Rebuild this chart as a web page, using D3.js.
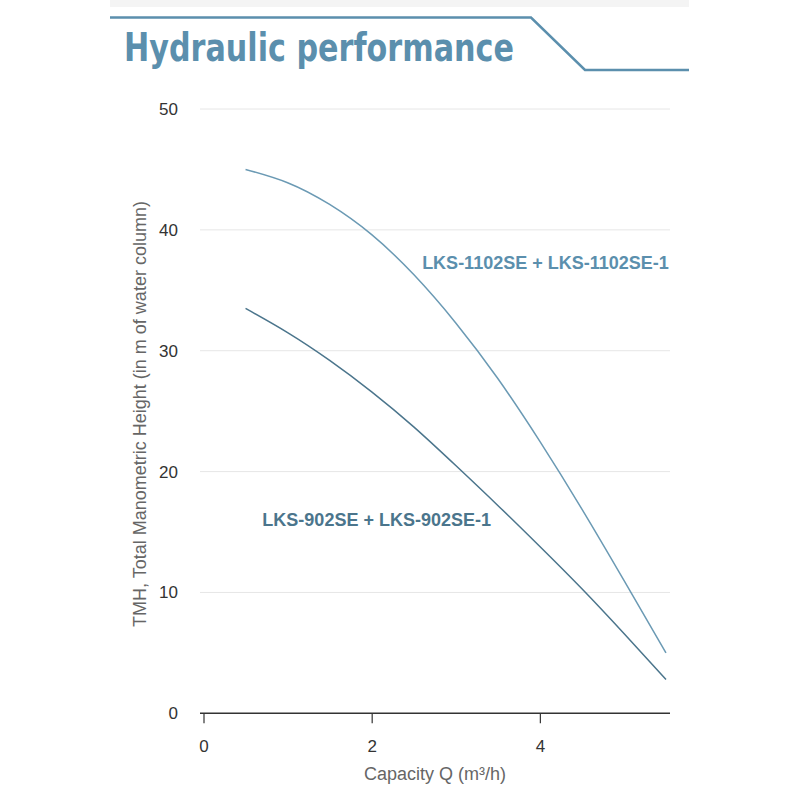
<!DOCTYPE html>
<html>
    <head>
        <meta charset="utf-8">
        <title>Hydraulic performance</title>
        <script src="https://d3js.org/d3.v7.min.js"></script>
        <style>
            body { margin: 0; background: #fff; }
        </style>
    </head>
    <body>
    <script type="text/javascript">
    // capacity values (m3/h)
    var capacity = [0.5, 1, 1.5, 2, 2.5, 3, 3.5, 4, 4.5, 5, 5.5];
    // head values
    var head1102 = [45, 43.9, 42.1, 39.6, 36.3, 32.3, 27.7, 22.5, 16.9, 11.0, 5.0];
    var head902 = [33.5, 31.5, 29.2, 26.6, 23.7, 20.5, 17.2, 13.8, 10.3, 6.6, 2.8];
    var seriesNames = ["LKS-1102SE + LKS-1102SE-1", "LKS-902SE + LKS-902SE-1"];
    var xTicks = [0, 2, 4];
    var yTicks = [0, 10, 20, 30, 40, 50];

    var width = 800, height = 800;
    var blue = "#5b8fad"; // light series + title
    var dark = "#4b758c"; // darker series

    var svg = d3.select("body")
                .append("svg")
                .attr("width", width)
                .attr("height", height);

    //header
    //----------------------------------------------
    svg.append("rect")
       .attr("x", 110).attr("y", 0)
       .attr("width", 579).attr("height", 7)
       .attr("fill", "#f4f4f4");

    svg.append("path")
       .attr("d", "M110 17.5 L531 17.5 L585 70 L689 70")
       .attr("fill", "none")
       .attr("stroke", blue)
       .attr("stroke-width", 2.5);

    svg.append("text")
       .attr("x", 124)
       .attr("y", 61)
       .attr("font-family", "'DejaVu Sans Condensed', 'DejaVu Sans', sans-serif")
       .attr("font-weight", "bold")
       .attr("font-size", 39)
       .attr("textLength", 390)
       .attr("lengthAdjust", "spacingAndGlyphs")
       .attr("fill", blue)
       .text("Hydraulic performance");

    //scales
    //----------------------------------------------
    var x = d3.scaleLinear().domain([0, 5.5]).range([203.5, 666]);
    var y = d3.scaleLinear().domain([0, 50]).range([713.3, 109]);

    //grid lines
    svg.append("g")
       .selectAll("line")
       .data(yTicks.filter(function(d){ return d > 0; }))
       .enter()
       .append("line")
       .attr("x1", 200).attr("x2", 670)
       .attr("y1", function(d){ return y(d); })
       .attr("y2", function(d){ return y(d); })
       .attr("stroke", "#e6e6e6")
       .attr("stroke-width", 1);

    //y axis labels
    svg.append("g")
       .selectAll("text")
       .data(yTicks)
       .enter()
       .append("text")
       .attr("x", 178)
       .attr("y", function(d){ return y(d) + 6; })
       .attr("text-anchor", "end")
       .attr("font-family", "'Liberation Sans', Arial, sans-serif")
       .attr("font-size", 17)
       .attr("fill", "#333")
       .text(function(d){ return d; });

    //x axis
    var xAxis = d3.axisBottom(x)
                  .tickValues(xTicks)
                  .tickFormat(d3.format("d"))
                  .tickSize(10)
                  .tickPadding(17)
                  .tickSizeOuter(0);

    var gx = svg.append("g")
                .attr("transform", "translate(0," + y(0) + ")")
                .call(xAxis);
    gx.select(".domain").remove();
    gx.append("line")
      .attr("x1", 200).attr("x2", 670)
      .attr("y1", 0).attr("y2", 0)
      .attr("stroke", "#333")
      .attr("stroke-width", 1.5);
    gx.selectAll(".tick line").attr("stroke", "#333").attr("stroke-width", 1.2);
    gx.selectAll(".tick text")
      .attr("font-family", "'Liberation Sans', Arial, sans-serif")
      .attr("font-size", 17)
      .attr("fill", "#333");

    //axis titles
    svg.append("text")
       .attr("x", 435)
       .attr("y", 780)
       .attr("text-anchor", "middle")
       .attr("font-family", "'Liberation Sans', Arial, sans-serif")
       .attr("font-size", 18)
       .attr("fill", "#666")
       .text("Capacity Q (m³/h)");

    svg.append("text")
       .attr("transform", "translate(146," + 414 + ") rotate(-90)")
       .attr("text-anchor", "middle")
       .attr("font-family", "'Liberation Sans', Arial, sans-serif")
       .attr("font-size", 18)
       .attr("fill", "#666")
       .text("TMH, Total Manometric Height (in m of water column)");

    //curves
    //----------------------------------------------
    var line = d3.line()
                 .x(function(d){ return x(d[0]); })
                 .y(function(d){ return y(d[1]); })
                 .curve(d3.curveNatural);

    svg.append("path")
       .datum(d3.zip(capacity, head1102))
       .attr("d", line)
       .attr("fill", "none")
       .attr("stroke", "#6b9ab4")
       .attr("stroke-width", 1.5);

    svg.append("path")
       .datum(d3.zip(capacity, head902))
       .attr("d", line)
       .attr("fill", "none")
       .attr("stroke", dark)
       .attr("stroke-width", 1.5);

    //series labels
    svg.append("text")
       .attr("x", x(2.6))
       .attr("y", y(36.8))
       .attr("font-family", "'Liberation Sans', Arial, sans-serif")
       .attr("font-weight", "bold")
       .attr("font-size", 18)
       .attr("fill", blue)
       .text(seriesNames[0]);

    svg.append("text")
       .attr("x", x(0.7))
       .attr("y", y(15.5))
       .attr("font-family", "'Liberation Sans', Arial, sans-serif")
       .attr("font-weight", "bold")
       .attr("font-size", 18)
       .attr("fill", dark)
       .text(seriesNames[1]);
    </script>
    </body>
</html>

--------------------------------------------------

● Stated goal
Give the data above again in full and unchanged, skipping the pictures.

● Answer for this exercise
Rebuild this chart as a web page, using D3.js.
<!DOCTYPE html>
<html>
    <head>
        <meta charset="utf-8">
        <title>Hydraulic performance</title>
        <script src="https://d3js.org/d3.v7.min.js"></script>
        <style>
            body { margin: 0; background: #fff; }
        </style>
    </head>
    <body>
    <script type="text/javascript">
    // capacity values (m3/h)
    var capacity = [0.5, 1, 1.5, 2, 2.5, 3, 3.5, 4, 4.5, 5, 5.5];
    // head values
    var head1102 = [45, 43.9, 42.1, 39.6, 36.3, 32.3, 27.7, 22.5, 16.9, 11.0, 5.0];
    var head902 = [33.5, 31.5, 29.2, 26.6, 23.7, 20.5, 17.2, 13.8, 10.3, 6.6, 2.8];
    var seriesNames = ["LKS-1102SE + LKS-1102SE-1", "LKS-902SE + LKS-902SE-1"];
    var xTicks = [0, 2, 4];
    var yTicks = [0, 10, 20, 30, 40, 50];

    var width = 800, height = 800;
    var blue = "#5b8fad"; // light series + title
    var dark = "#4b758c"; // darker series

    var svg = d3.select("body")
                .append("svg")
                .attr("width", width)
                .attr("height", height);

    //header
    //----------------------------------------------
    svg.append("rect")
       .attr("x", 110).attr("y", 0)
       .attr("width", 579).attr("height", 7)
       .attr("fill", "#f4f4f4");

    svg.append("path")
       .attr("d", "M110 17.5 L531 17.5 L585 70 L689 70")
       .attr("fill", "none")
       .attr("stroke", blue)
       .attr("stroke-width", 2.5);

    svg.append("text")
       .attr("x", 124)
       .attr("y", 61)
       .attr("font-family", "'DejaVu Sans Condensed', 'DejaVu Sans', sans-serif")
       .attr("font-weight", "bold")
       .attr("font-size", 39)
       .attr("textLength", 390)
       .attr("lengthAdjust", "spacingAndGlyphs")
       .attr("fill", blue)
       .text("Hydraulic performance");

    //scales
    //----------------------------------------------
    var x = d3.scaleLinear().domain([0, 5.5]).range([203.5, 666]);
    var y = d3.scaleLinear().domain([0, 50]).range([713.3, 109]);

    //grid lines
    svg.append("g")
       .selectAll("line")
       .data(yTicks.filter(function(d){ return d > 0; }))
       .enter()
       .append("line")
       .attr("x1", 200).attr("x2", 670)
       .attr("y1", function(d){ return y(d); })
       .attr("y2", function(d){ return y(d); })
       .attr("stroke", "#e6e6e6")
       .attr("stroke-width", 1);

    //y axis labels
    svg.append("g")
       .selectAll("text")
       .data(yTicks)
       .enter()
       .append("text")
       .attr("x", 178)
       .attr("y", function(d){ return y(d) + 6; })
       .attr("text-anchor", "end")
       .attr("font-family", "'Liberation Sans', Arial, sans-serif")
       .attr("font-size", 17)
       .attr("fill", "#333")
       .text(function(d){ return d; });

    //x axis
    var xAxis = d3.axisBottom(x)
                  .tickValues(xTicks)
                  .tickFormat(d3.format("d"))
                  .tickSize(10)
                  .tickPadding(17)
                  .tickSizeOuter(0);

    var gx = svg.append("g")
                .attr("transform", "translate(0," + y(0) + ")")
                .call(xAxis);
    gx.select(".domain").remove();
    gx.append("line")
      .attr("x1", 200).attr("x2", 670)
      .attr("y1", 0).attr("y2", 0)
      .attr("stroke", "#333")
      .attr("stroke-width", 1.5);
    gx.selectAll(".tick line").attr("stroke", "#333").attr("stroke-width", 1.2);
    gx.selectAll(".tick text")
      .attr("font-family", "'Liberation Sans', Arial, sans-serif")
      .attr("font-size", 17)
      .attr("fill", "#333");

    //axis titles
    svg.append("text")
       .attr("x", 435)
       .attr("y", 780)
       .attr("text-anchor", "middle")
       .attr("font-family", "'Liberation Sans', Arial, sans-serif")
       .attr("font-size", 18)
       .attr("fill", "#666")
       .text("Capacity Q (m³/h)");

    svg.append("text")
       .attr("transform", "translate(146," + 414 + ") rotate(-90)")
       .attr("text-anchor", "middle")
       .attr("font-family", "'Liberation Sans', Arial, sans-serif")
       .attr("font-size", 18)
       .attr("fill", "#666")
       .text("TMH, Total Manometric Height (in m of water column)");

    //curves
    //----------------------------------------------
    var line = d3.line()
                 .x(function(d){ return x(d[0]); })
                 .y(function(d){ return y(d[1]); })
                 .curve(d3.curveNatural);

    svg.append("path")
       .datum(d3.zip(capacity, head1102))
       .attr("d", line)
       .attr("fill", "none")
       .attr("stroke", "#6b9ab4")
       .attr("stroke-width", 1.5);

    svg.append("path")
       .datum(d3.zip(capacity, head902))
       .attr("d", line)
       .attr("fill", "none")
       .attr("stroke", dark)
       .attr("stroke-width", 1.5);

    //series labels
    svg.append("text")
       .attr("x", x(2.6))
       .attr("y", y(36.8))
       .attr("font-family", "'Liberation Sans', Arial, sans-serif")
       .attr("font-weight", "bold")
       .attr("font-size", 18)
       .attr("fill", blue)
       .text(seriesNames[0]);

    svg.append("text")
       .attr("x", x(0.7))
       .attr("y", y(15.5))
       .attr("font-family", "'Liberation Sans', Arial, sans-serif")
       .attr("font-weight", "bold")
       .attr("font-size", 18)
       .attr("fill", dark)
       .text(seriesNames[1]);
    </script>
    </body>
</html>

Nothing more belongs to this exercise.